Code that draws figures
----------
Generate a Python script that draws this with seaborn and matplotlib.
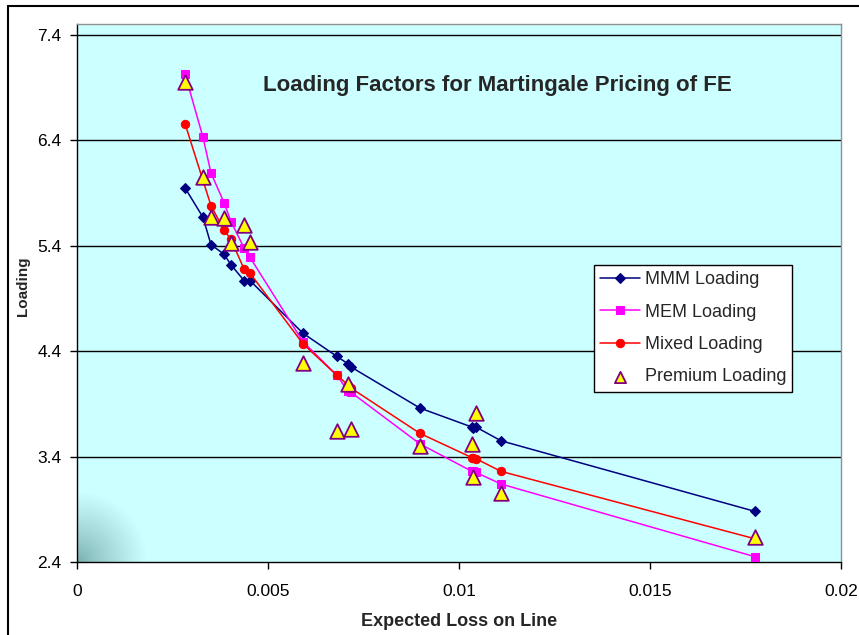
import numpy as np
import pandas as pd
import matplotlib
matplotlib.use("Agg")
import matplotlib.pyplot as plt
from matplotlib.lines import Line2D
import seaborn as sns

# ---- data ----
expected_loss = [0.002827, 0.003298, 0.003508, 0.003848, 0.004031, 0.004372, 0.004529,
                 0.005916, 0.006806, 0.007094, 0.007173, 0.008979, 0.010340, 0.010366,
                 0.010445, 0.011099, 0.017749]
mmm_loading = [5.95, 5.67, 5.41, 5.32, 5.22, 5.07, 5.07,
               4.57, 4.35, 4.28, 4.25, 3.86, 3.68, 3.67,
               3.68, 3.55, 2.88]
mem_loading = [7.03, 6.43, 6.09, 5.81, 5.63, 5.38, 5.29,
               4.49, 4.17, 4.02, 4.01, 3.52, 3.26, 3.26,
               3.25, 3.14, 2.45]
mixed_loading = [6.56, 6.02, 5.78, 5.55, 5.46, 5.18, 5.14,
                 4.47, 4.17, 4.08, 4.05, 3.62, 3.39, 3.39,
                 3.38, 3.26, 2.62]
premium_loading = [6.95, 6.05, 5.67, 5.66, 5.43, 5.60, 5.44,
                   4.29, 3.64, 4.09, 3.66, 3.50, 3.52, 3.21,
                   3.81, 3.05, 2.64]
x_ticks = [0, 0.005, 0.01, 0.015, 0.02]
x_tick_labels = ["0", "0.005", "0.01", "0.015", "0.02"]
y_ticks = [2.4, 3.4, 4.4, 5.4, 6.4, 7.4]
y_tick_labels = ["2.4", "3.4", "4.4", "5.4", "6.4", "7.4"]

df = pd.DataFrame({"x": expected_loss, "MMM": mmm_loading, "MEM": mem_loading,
                   "Mixed": mixed_loading, "Premium": premium_loading})

sns.set_style("white")
plt.rcParams["font.family"] = ["Liberation Sans", "DejaVu Sans"]

fig = plt.figure(figsize=(8.59, 6.35), dpi=100)
fig.patch.set_facecolor("white")
ax = fig.add_axes([77 / 859, 1 - 562 / 635, 764 / 859, 538 / 635])

YMIN, YMAX = 2.4, 7.504
XMIN, XMAX = 0.0, 0.02

# background with soft shading in lower-left corner
H, W = 538, 764
rr, cc = np.mgrid[0:H, 0:W]
d = np.sqrt((H - 1 - rr) ** 2 + cc ** 2)
t = np.clip(d / 70.0, 0, 1) ** 0.8
dark = np.array([0.47, 0.68, 0.68])
light = np.array([0.80, 1.0, 1.0])
img = dark[None, None, :] * (1 - t[..., None]) + light[None, None, :] * t[..., None]
ax.imshow(img, extent=[XMIN, XMAX, YMIN, YMAX], aspect="auto", origin="upper",
          zorder=0, interpolation="bilinear")

# gridlines
for yv in y_ticks[1:]:
    ax.axhline(yv, color="black", lw=1.0, zorder=1)

line_kw = dict(estimator=None, sort=False, linewidth=1.1, ax=ax, clip_on=False)
sns.lineplot(data=df, x="x", y="MMM", color="#000080", marker="D", markersize=5.5,
             markeredgecolor="#000080", label="MMM Loading", zorder=3, **line_kw)
sns.lineplot(data=df, x="x", y="MEM", color="#FF00FF", marker="s", markersize=5.5,
             markeredgecolor="#FF00FF", label="MEM Loading", zorder=3, **line_kw)
sns.lineplot(data=df, x="x", y="Mixed", color="#FF0000", marker="o", markersize=6,
             markeredgecolor="#FF0000", label="Mixed Loading", zorder=3, **line_kw)
sns.scatterplot(data=df, x="x", y="Premium", marker="^", s=110, color="#FFFF00",
                edgecolor="#800080", linewidth=1.3, label="Premium Loading",
                zorder=4, ax=ax, clip_on=False)

ax.set_xlim(XMIN, XMAX)
ax.set_ylim(YMIN, YMAX)
ax.set_xticks(x_ticks)
ax.set_xticklabels(x_tick_labels)
ax.set_yticks(y_ticks)
ax.set_yticklabels(y_tick_labels)
ax.tick_params(axis="both", direction="out", length=5, width=1, labelsize=12.5,
               colors="black")
ax.tick_params(axis="x", pad=11)
ax.tick_params(axis="y", pad=6)
ax.tick_params(bottom=True, left=True)

for s in ["left", "bottom"]:
    ax.spines[s].set_color("black")
    ax.spines[s].set_linewidth(1.0)
for s in ["top", "right"]:
    ax.spines[s].set_color("#909090")
    ax.spines[s].set_linewidth(1.0)

ax.set_xlabel("Expected Loss on Line", fontsize=13, fontweight="bold")
ax.xaxis.label.set_va("center")
ax.xaxis.set_label_coords(0.5, (562 - 621) / 538)
ax.set_ylabel("Loading", fontsize=11, fontweight="bold")
ax.yaxis.label.set_va("center")
ax.yaxis.set_label_coords((23 - 77) / 764, (562 - 286) / 538)

ax.text((497 - 77) / 764, (562 - 86) / 538, "Loading Factors for Martingale Pricing of FE",
        transform=ax.transAxes, ha="center", va="center", fontsize=16,
        fontweight="bold", zorder=5)

leg = ax.legend(loc="upper left", bbox_to_anchor=((594 - 77) / 764, (562 - 265) / 538),
                borderaxespad=0, fontsize=13, frameon=True, fancybox=False,
                facecolor="white", framealpha=1, edgecolor="black",
                handlelength=2.2, handletextpad=0.25, labelspacing=0.85,
                borderpad=0.35)
leg.get_frame().set_linewidth(1.0)
leg.set_zorder(6)
try:
    leg.legend_handles[3].set_sizes([65])
except Exception:
    pass

# outer chart frame
fig.add_artist(Line2D([8 / 859, 1.0], [1 - 6 / 635, 1 - 6 / 635],
                      transform=fig.transFigure, color="black", lw=1.5))
fig.add_artist(Line2D([8 / 859, 8 / 859], [1 - 6 / 635, 0.0],
                      transform=fig.transFigure, color="black", lw=1.5))

fig.savefig("out.png", dpi=100)
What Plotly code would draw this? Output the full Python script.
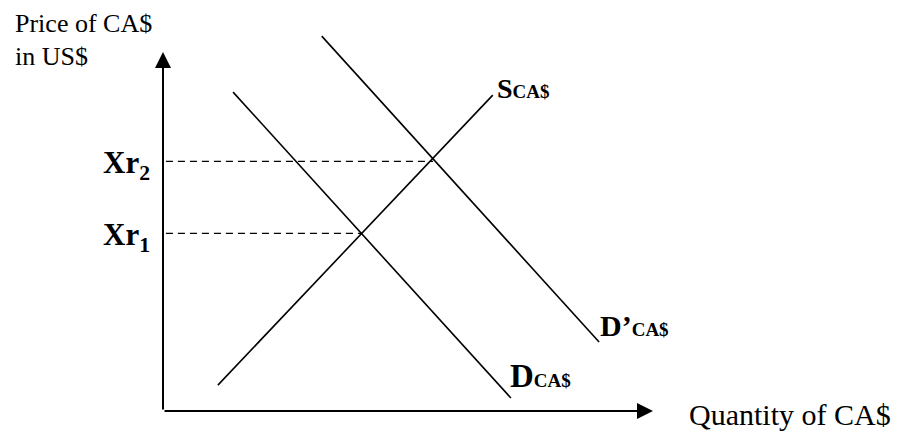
----------
→ **Aim**
Without the pictures, please reproduce each line of the listing above exactly, from the first one through the line bearing "XMIN, XMAX = 0.0, 0.02".

→ **Expected answer**
Generate a Python script that draws this with seaborn and matplotlib.
import numpy as np
import pandas as pd
import matplotlib
matplotlib.use("Agg")
import matplotlib.pyplot as plt
from matplotlib.lines import Line2D
import seaborn as sns

# ---- data ----
expected_loss = [0.002827, 0.003298, 0.003508, 0.003848, 0.004031, 0.004372, 0.004529,
                 0.005916, 0.006806, 0.007094, 0.007173, 0.008979, 0.010340, 0.010366,
                 0.010445, 0.011099, 0.017749]
mmm_loading = [5.95, 5.67, 5.41, 5.32, 5.22, 5.07, 5.07,
               4.57, 4.35, 4.28, 4.25, 3.86, 3.68, 3.67,
               3.68, 3.55, 2.88]
mem_loading = [7.03, 6.43, 6.09, 5.81, 5.63, 5.38, 5.29,
               4.49, 4.17, 4.02, 4.01, 3.52, 3.26, 3.26,
               3.25, 3.14, 2.45]
mixed_loading = [6.56, 6.02, 5.78, 5.55, 5.46, 5.18, 5.14,
                 4.47, 4.17, 4.08, 4.05, 3.62, 3.39, 3.39,
                 3.38, 3.26, 2.62]
premium_loading = [6.95, 6.05, 5.67, 5.66, 5.43, 5.60, 5.44,
                   4.29, 3.64, 4.09, 3.66, 3.50, 3.52, 3.21,
                   3.81, 3.05, 2.64]
x_ticks = [0, 0.005, 0.01, 0.015, 0.02]
x_tick_labels = ["0", "0.005", "0.01", "0.015", "0.02"]
y_ticks = [2.4, 3.4, 4.4, 5.4, 6.4, 7.4]
y_tick_labels = ["2.4", "3.4", "4.4", "5.4", "6.4", "7.4"]

df = pd.DataFrame({"x": expected_loss, "MMM": mmm_loading, "MEM": mem_loading,
                   "Mixed": mixed_loading, "Premium": premium_loading})

sns.set_style("white")
plt.rcParams["font.family"] = ["Liberation Sans", "DejaVu Sans"]

fig = plt.figure(figsize=(8.59, 6.35), dpi=100)
fig.patch.set_facecolor("white")
ax = fig.add_axes([77 / 859, 1 - 562 / 635, 764 / 859, 538 / 635])

YMIN, YMAX = 2.4, 7.504
XMIN, XMAX = 0.0, 0.02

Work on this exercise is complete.